Saturday, February 24, 2007

White Dog (1982)


Samuel Fuller's White Dog is the final film he made in America, and it stands with Park Row (1952) and The Big Red One (1980) as the most personal of his works. It doesn't draw from his life experience as the latter two do (as yellow journalist and WWII dogface), but his emotional investment in the material is just as strong - some of his most powerful imagery is contained within White Dog, in part thanks to the rich color photography of Bruce Surtees, the regular cameraman for Don Siegel in the 70s.

The film is known mostly for the controversy surrounding it. Paramount refused to release it after a firestorm arose about the presumed racist content. It tells the story of a stray dog picked up by a struggling actress (Kristy McNichol). She soon discovers that it is an attack dog, one specifically trained to attack blacks. She takes it to a black animal trainer (Paul Winfield), who is obsessed with deprogramming one of these "white dogs", having failed to succeed in previous attempts.

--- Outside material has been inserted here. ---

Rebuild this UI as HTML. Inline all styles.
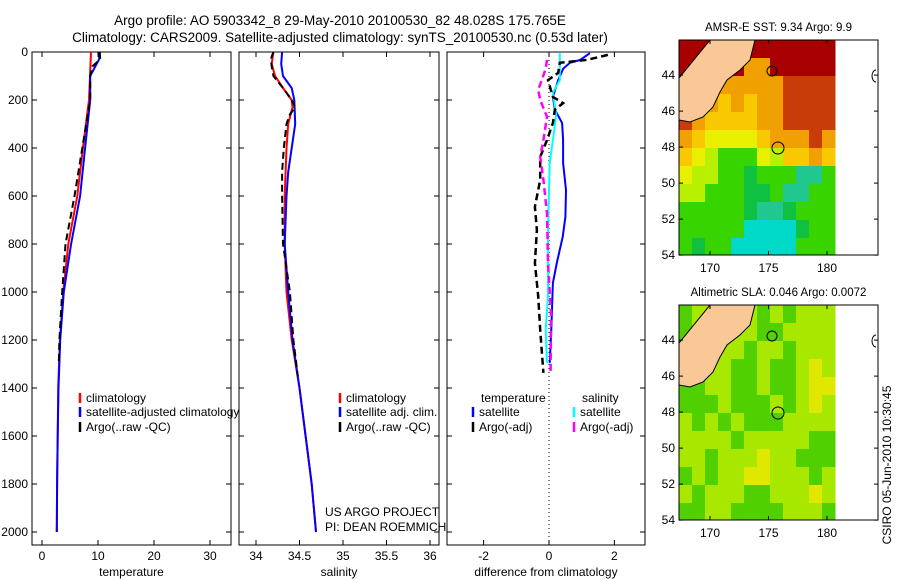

Seeing it today, Paramount's fears seem absurd, as it is stridently anti-racist, the dog's actions being presented as a horrific perversion of nature. Fuller's dog is an innocent creature twisted into a monster by the sins of humanity - making the film a close relative to Bresson's masterpiece Au Hasard Balthazar (1966). The final shot makes the relationship between the two films concrete - and it's a stunner.

As emotionally devastating as it is, it's still a Fuller film, its enraged tone a far cry from Bresson's Olympian calm. There's a lot to treasure here, not the least of which is Burl Ives' performance as Carruthers, the owner of the Hollywood animal trainer facility. He's introduced throwing darts at a cardboard cut-out of R2-D2 ("That's the enemy!"), and maintains a fatherly bluster throughout. Paul Winfield is superb as the obsessed trainer who refuses to simply kill the animal; in rehabilitation he sees a way to the eradication of racial hatred. In this dogged (and doomed) idealism, he comes to resemble, in J. Hoberman's words, a black Captain Ahab.

*I saw it at Film Forum, and the audience was awful, laughing at everything, from McNichol's outfits to a pivotal scene of Winfield feeding the dog a hamburger. Such derision ruined the truly funny scenes for the rest of us. You know, those who actually prefer engaging with works of art rather than reducing everything to camp. It's easier to feel superior, I suppose, but I just wish they could leave it for films that actually deserve it or court it, like Crash (2005) or Snakes on a Plane.